In order to facilitate communication and collaboration, build synergy, and leverage resources, it is imperative that research across nations and across funders be coordinated. The actions below will formalize the coordination process beyond HHS and the Federal Government and make research available to the public for input.

(UPDATED) Action 1.D.1: Inventory Alzheimer's disease and related dementias research investments

IADRP -- a free, searchable database providing a global overview of AD/ADRD research and funding -- is an invaluable tool for assessing and planning AD/ADRD research projects. Funding organizations, researchers, and advocates are discovering IADRP's merits to help them coordinate strategies, leverage resources, avoid duplication, and identify promising areas of growth. Since NIH launched the database in 2012, in collaboration with the Alzheimer's Association, IADRP has amassed data on over 9,000 unique projects from 2008 through 2018, reflecting more than $7 billion in research funding worldwide. The number of contributors is growing, too. During the past 5 years, more than 40 funding organizations across greater than ten countries have joined the IADRP effort.

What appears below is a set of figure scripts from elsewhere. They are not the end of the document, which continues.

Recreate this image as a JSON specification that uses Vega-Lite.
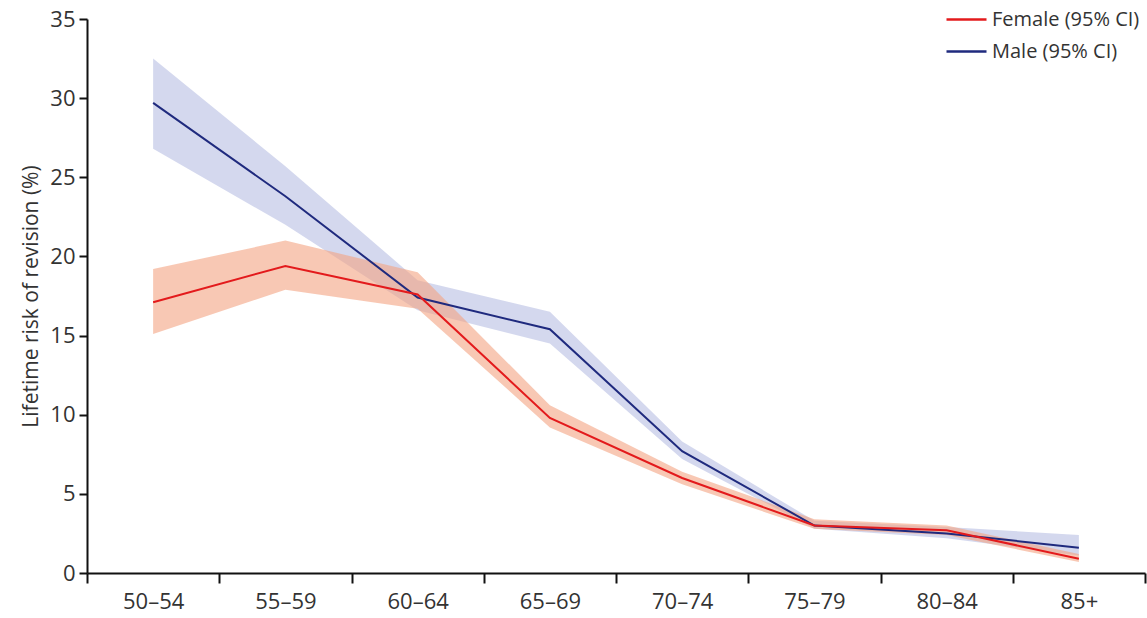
{
  "$schema": "https://vega.github.io/schema/vega-lite/v6.json",
  "autosize": "none",
  "width": 1058,
  "height": 554,
  "padding": {"left": 87, "top": 19, "right": 2, "bottom": 45},
  "background": "white",
  "config": {
    "font": "Open Sans",
    "view": {"stroke": null},
    "axis": {"grid": false, "domainColor": "#111", "tickColor": "#111", "domainWidth": 2, "tickWidth": 2, "labelColor": "#333", "titleColor": "#333"}
  },
  "data": {
    "values": [
      {"age": "50–54", "sex": "Male", "risk": 29.7, "lo": 26.8, "hi": 32.5},
      {"age": "55–59", "sex": "Male", "risk": 23.8, "lo": 22.0, "hi": 25.7},
      {"age": "60–64", "sex": "Male", "risk": 17.4, "lo": 16.6, "hi": 18.5},
      {"age": "65–69", "sex": "Male", "risk": 15.4, "lo": 14.5, "hi": 16.5},
      {"age": "70–74", "sex": "Male", "risk": 7.7, "lo": 7.2, "hi": 8.3},
      {"age": "75–79", "sex": "Male", "risk": 3.0, "lo": 2.8, "hi": 3.3},
      {"age": "80–84", "sex": "Male", "risk": 2.5, "lo": 2.2, "hi": 2.9},
      {"age": "85+", "sex": "Male", "risk": 1.6, "lo": 1.1, "hi": 2.4},
      {"age": "50–54", "sex": "Female", "risk": 17.1, "lo": 15.1, "hi": 19.2},
      {"age": "55–59", "sex": "Female", "risk": 19.4, "lo": 17.9, "hi": 21.0},
      {"age": "60–64", "sex": "Female", "risk": 17.6, "lo": 16.7, "hi": 19.0},
      {"age": "65–69", "sex": "Female", "risk": 9.8, "lo": 9.2, "hi": 10.6},
      {"age": "70–74", "sex": "Female", "risk": 6.0, "lo": 5.6, "hi": 6.4},
      {"age": "75–79", "sex": "Female", "risk": 3.0, "lo": 2.8, "hi": 3.4},
      {"age": "80–84", "sex": "Female", "risk": 2.7, "lo": 2.4, "hi": 3.0},
      {"age": "85+", "sex": "Female", "risk": 0.9, "lo": 0.7, "hi": 1.2}
    ]
  },
  "encoding": {
    "x": {
      "field": "age", "type": "ordinal", "bandPosition": 0.5,
      "sort": ["50–54", "55–59", "60–64", "65–69", "70–74", "75–79", "80–84", "85+"],
      "scale": {"type": "band", "paddingInner": 0, "paddingOuter": 0},
      "axis": {"title": null, "labelAngle": 0, "tickBand": "extent", "tickSize": 10, "labelFontSize": 22, "labelPadding": 8}
    }
  },
  "layer": [
    {
      "mark": {"type": "area", "opacity": 0.6},
      "encoding": {
        "y": {"field": "lo", "type": "quantitative", "scale": {"domain": [0, 35]},
          "axis": {"title": "Lifetime risk of revision (%)", "values": [0, 5, 10, 15, 20, 25, 30, 35], "tickSize": 8, "labelFontSize": 22, "labelPadding": 4, "titleFontSize": 21, "titleFontWeight": "normal", "titlePadding": 8}},
        "y2": {"field": "hi"},
        "fill": {"field": "sex", "type": "nominal", "scale": {"domain": ["Female", "Male"], "range": ["#f3a382", "#b7bee3"]}, "legend": null},
        "order": {"field": "sex", "sort": "descending"}
      }
    },
    {
      "mark": {"type": "line", "strokeWidth": 2},
      "encoding": {
        "y": {"field": "risk", "type": "quantitative"},
        "stroke": {"field": "sex", "type": "nominal", "scale": {"domain": ["Female", "Male"], "range": ["#e31a1c", "#1f2a7e"]},
          "legend": {"title": null, "orient": "none", "legendX": 858, "legendY": -21, "symbolType": "stroke", "symbolSize": 1600, "symbolStrokeWidth": 2.5, "labelFontSize": 20, "labelColor": "#333", "labelExpr": "datum.label + ' (95% CI)'", "labelLimit": 300, "rowPadding": -11, "labelOffset": 4}}
      }
    }
  ],
  "resolve": {"legend": {"fill": "independent", "stroke": "independent"}, "scale": {"fill": "independent", "stroke": "independent"}}
}
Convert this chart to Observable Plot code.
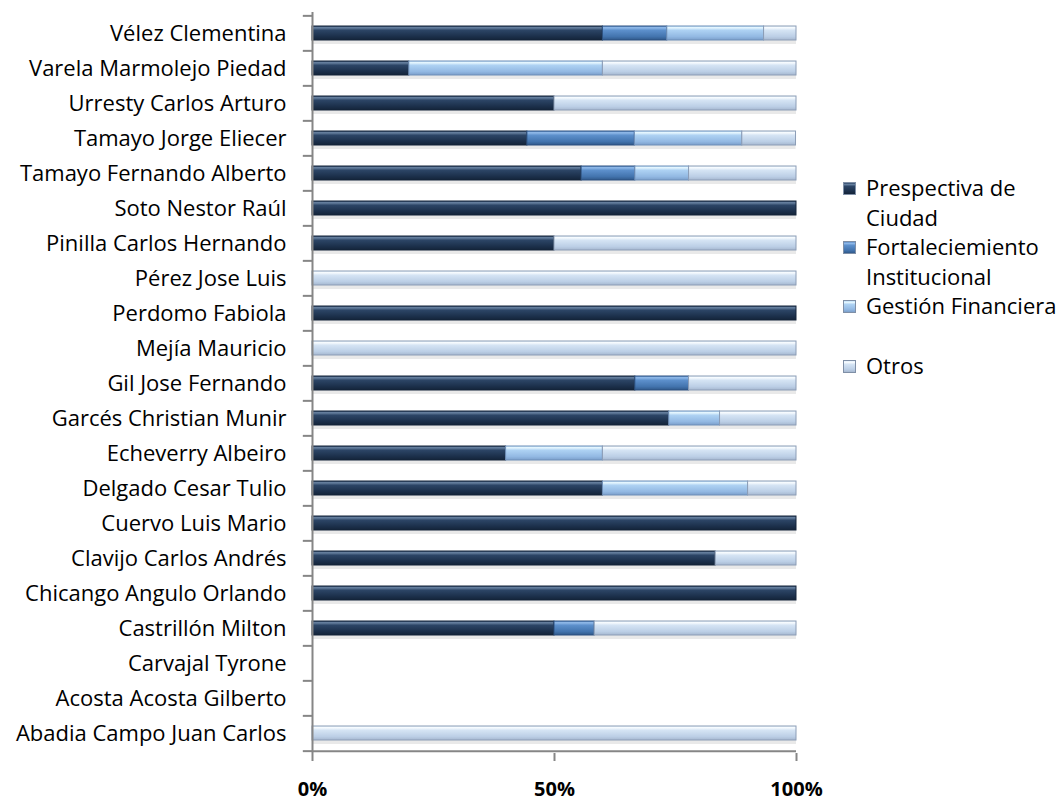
<!DOCTYPE html>
<html>
<head>
<meta charset="utf-8">
<script src="https://cdn.jsdelivr.net/npm/d3@7"></script>
<script src="https://cdn.jsdelivr.net/npm/@observablehq/plot@0.6"></script>
<style>
  body { margin: 0; background: #fff; font-family: "Open Sans", sans-serif; }
  #wrap { position: relative; width: 1064px; height: 805px; }
  #chart { position: absolute; left: 0; top: 0; }
  #legend { position: absolute; left: 843px; top: 173px; font-size: 22px; color: #000; line-height: 29.6px; white-space: nowrap; }
  .li { position: relative; padding-left: 23px; }
  .sw { position: absolute; left: 0; top: 9px; width: 11px; height: 11px; border: 1px solid #7f8fa6; }
</style>
</head>
<body>
<div id="wrap">
  <div id="chart"></div>
  <div id="legend"></div>
</div>
<script>
const names = ["Vélez Clementina","Varela Marmolejo Piedad","Urresty Carlos Arturo","Tamayo Jorge Eliecer","Tamayo Fernando Alberto","Soto Nestor Raúl","Pinilla Carlos Hernando","Pérez Jose Luis","Perdomo Fabiola","Mejía Mauricio","Gil Jose Fernando","Garcés Christian Munir","Echeverry Albeiro","Delgado Cesar Tulio","Cuervo Luis Mario","Clavijo Carlos Andrés","Chicango Angulo Orlando","Castrillón Milton","Carvajal Tyrone","Acosta Acosta Gilberto","Abadia Campo Juan Carlos"];
const series = ["Prespectiva de Ciudad","Fortaleciemiento Institucional","Gestión Financiera","Otros"];
const perspectiva = [60,20,50,44.4,55.6,100,50,0,100,0,66.7,73.7,40,60,100,83.3,100,50,0,0,0];
const fortalecimiento = [13.3,0,0,22.2,11.1,0,0,0,0,0,11.1,0,0,0,0,0,0,8.3,0,0,0];
const gestion = [20,40,0,22.2,11.1,0,0,0,0,0,0,10.5,20,30,0,0,0,0,0,0,0];
const otros = [6.7,40,50,11.1,22.2,0,50,100,0,100,22.2,15.8,40,10,0,16.7,0,41.7,0,0,100];
const xTicks = [0,50,100];

const seriesValues = [perspectiva, fortalecimiento, gestion, otros];
const rows = [];
names.forEach((n,i) => series.forEach((s,j) => {
  if (seriesValues[j][i] > 0) rows.push({name: n, series: s, value: seriesValues[j][i]});
}));

const grads = [
  [["0","#2a4263"],["0.12","#6a84a3"],["0.3","#2c4566"],["0.75","#1b2f4a"],["1","#142439"]],
  [["0","#5a8cc8"],["0.12","#92bbea"],["0.3","#5d90cc"],["0.75","#4374ae"],["1","#30598a"]],
  [["0","#bde0fa"],["0.12","#e8f8ff"],["0.3","#aed2f3"],["0.75","#93b9e3"],["1","#7b9fcb"]],
  [["0","#e4f1fc"],["0.12","#f8fcff"],["0.3","#d5e4f4"],["0.75","#bccfe6"],["1","#a6b8d0"]]
];
const strokes = ["#14243a","#2d5180","#6f8fb8","#8c9db6"];

const W = 840, H = 805, ML = 312, MR = 44, MT = 12, MB = 52;
const step = (H - MT - MB) / names.length;

const plot = Plot.plot({
  width: W, height: H,
  marginLeft: ML, marginRight: MR, marginTop: MT, marginBottom: MB,
  style: {fontFamily: "Open Sans, sans-serif", fontSize: "22px", color: "#000", background: "transparent"},
  x: {domain: [0,100], axis: null, label: null},
  y: {domain: names, paddingInner: 0.6, paddingOuter: 0.3, axis: null, label: null},
  color: {domain: series, range: [0,1,2,3].map(i => `url(#g${i})`)},
  marks: [
    Plot.barX(rows, Plot.stackX({y: "name", x: "value", z: "series", order: series, fill: "#b5b5b5", fillOpacity: 0.3, dy: 4})),
    Plot.barX(rows, Plot.stackX({y: "name", x: "value", order: series, fill: "series", stroke: "series", strokeWidth: 1})),
    Plot.axisY({tickSize: 0, tickPadding: 26, fontSize: 22, textAnchor: "end", label: null}),
    Plot.ruleX([0], {stroke: "#868686", strokeWidth: 2}),
    Plot.ruleY(names, {y: d => d, x1: -1.9, x2: 0, dy: -step/2, stroke: "#868686", strokeWidth: 2}),
    Plot.ruleY([names[names.length-1]], {y: d => d, x1: -1.9, x2: 0, dy: step/2, stroke: "#868686", strokeWidth: 2}),
    Plot.ruleY([names[names.length-1]], {y: d => d, x1: 0, x2: 100, dy: step/2, stroke: "#868686", strokeWidth: 2}),
    Plot.axisX({ticks: xTicks, tickFormat: d => d + "%", tickSize: 8, tickPadding: 20, stroke: "#868686", strokeWidth: 2, fontSize: 20, fontWeight: "bold", label: null})
  ]
});

const ns = "http://www.w3.org/2000/svg";
const svg = plot.tagName.toLowerCase() === "svg" ? plot : plot.querySelector("svg");
const defs = document.createElementNS(ns, "defs");
grads.forEach((stops, i) => {
  const g = document.createElementNS(ns, "linearGradient");
  g.setAttribute("id", "g" + i);
  g.setAttribute("x1", "0"); g.setAttribute("y1", "0"); g.setAttribute("x2", "0"); g.setAttribute("y2", "1");
  stops.forEach(([o, c]) => {
    const s = document.createElementNS(ns, "stop");
    s.setAttribute("offset", o); s.setAttribute("stop-color", c);
    g.appendChild(s);
  });
  defs.appendChild(g);
});
svg.insertBefore(defs, svg.firstChild);
svg.querySelectorAll("rect").forEach(r => {
  const st = r.getAttribute("stroke");
  if (st && st.startsWith("url(#g")) r.setAttribute("stroke", strokes[+st.slice(6, 7)]);
});
document.getElementById("chart").appendChild(plot);

const legendItems = [["Prespectiva de","Ciudad"],["Fortaleciemiento","Institucional"],["Gestión Financiera",""],["Otros"]];
const leg = document.getElementById("legend");
legendItems.forEach((lines, i) => {
  const d = document.createElement("div");
  d.className = "li";
  const sw = document.createElement("span");
  sw.className = "sw";
  sw.style.background = `linear-gradient(${grads[i].map(([o,c]) => c + " " + (o*100) + "%").join(",")})`;
  d.appendChild(sw);
  lines.forEach(t => {
    const ln = document.createElement("div");
    ln.textContent = t || "\u00a0";
    d.appendChild(ln);
  });
  leg.appendChild(d);
});
</script>
</body>
</html>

In 2018 the IADRP database was relaunched with several changes to the Common Alzheimer's Disease Research Ontology (CADRO), including greater specificity in the coding of FTD, LBD, and VCID. Additionally, users can now link research to related clinical trials, patents and data repositories, as well as visualize search results with dynamic charts and graphs.

For more information, see:


(UPDATED) Action 1.D.2: Expand international outreach to enhance collaboration

In collaboration with the European Union (EU) Joint Programme -- Neurodegenerative Research (JPND), NIH is participating in the upcoming EU mapping exercise that invites 20+ countries to submit their recently funded neurodegenerative research. This exercise will serve as a platform for increased collaboration among international dementia researchers and funding organizations.

In 2017, JPND launched a call on "Multinational research projects for Pathway Analysis across Neurodegenerative Diseases". At the same time, NIA released FOA PAS-17-028, "Common Mechanisms and Interactions Among Neurodegenerative Diseases (R01)". JPND and NIA plan to support cross-cutting activities such as common workshops and data exchange and harmonization among the projects funded by JPND and NIA in response to these calls for applications.

Additionally, NIA participated in the Alzheimer's Disease Funders' meeting held during the 2017 Alzheimer's Association International Conference (AAIC) as well as quarterly international funders' calls led by the Alzheimer's Association. Also, IADRP, maintained by NIA, includes data from over 40 public and private funding organizations across more than ten countries and is publicly-available for use.

For more information, see:


(NEW) Action 1.D.3: Identify research priorities via surveys tracking health conditions and risk factors

The Behavioral Risk Factor Surveillance System (BRFSS) is the world's largest, ongoing telephone health survey system, tracking health conditions and risk behaviors in the United States yearly since 1984. It is conducted by all states under the direction of the CDC with state public health authorities. Two special optional modules that states can include in their annual surveys are available on the topics of caregiving and cognitive impairment. Collecting and analyzing this data allows the study of burden, impact, and trends and is used by decision makers to decide course of action for research as well as interventions.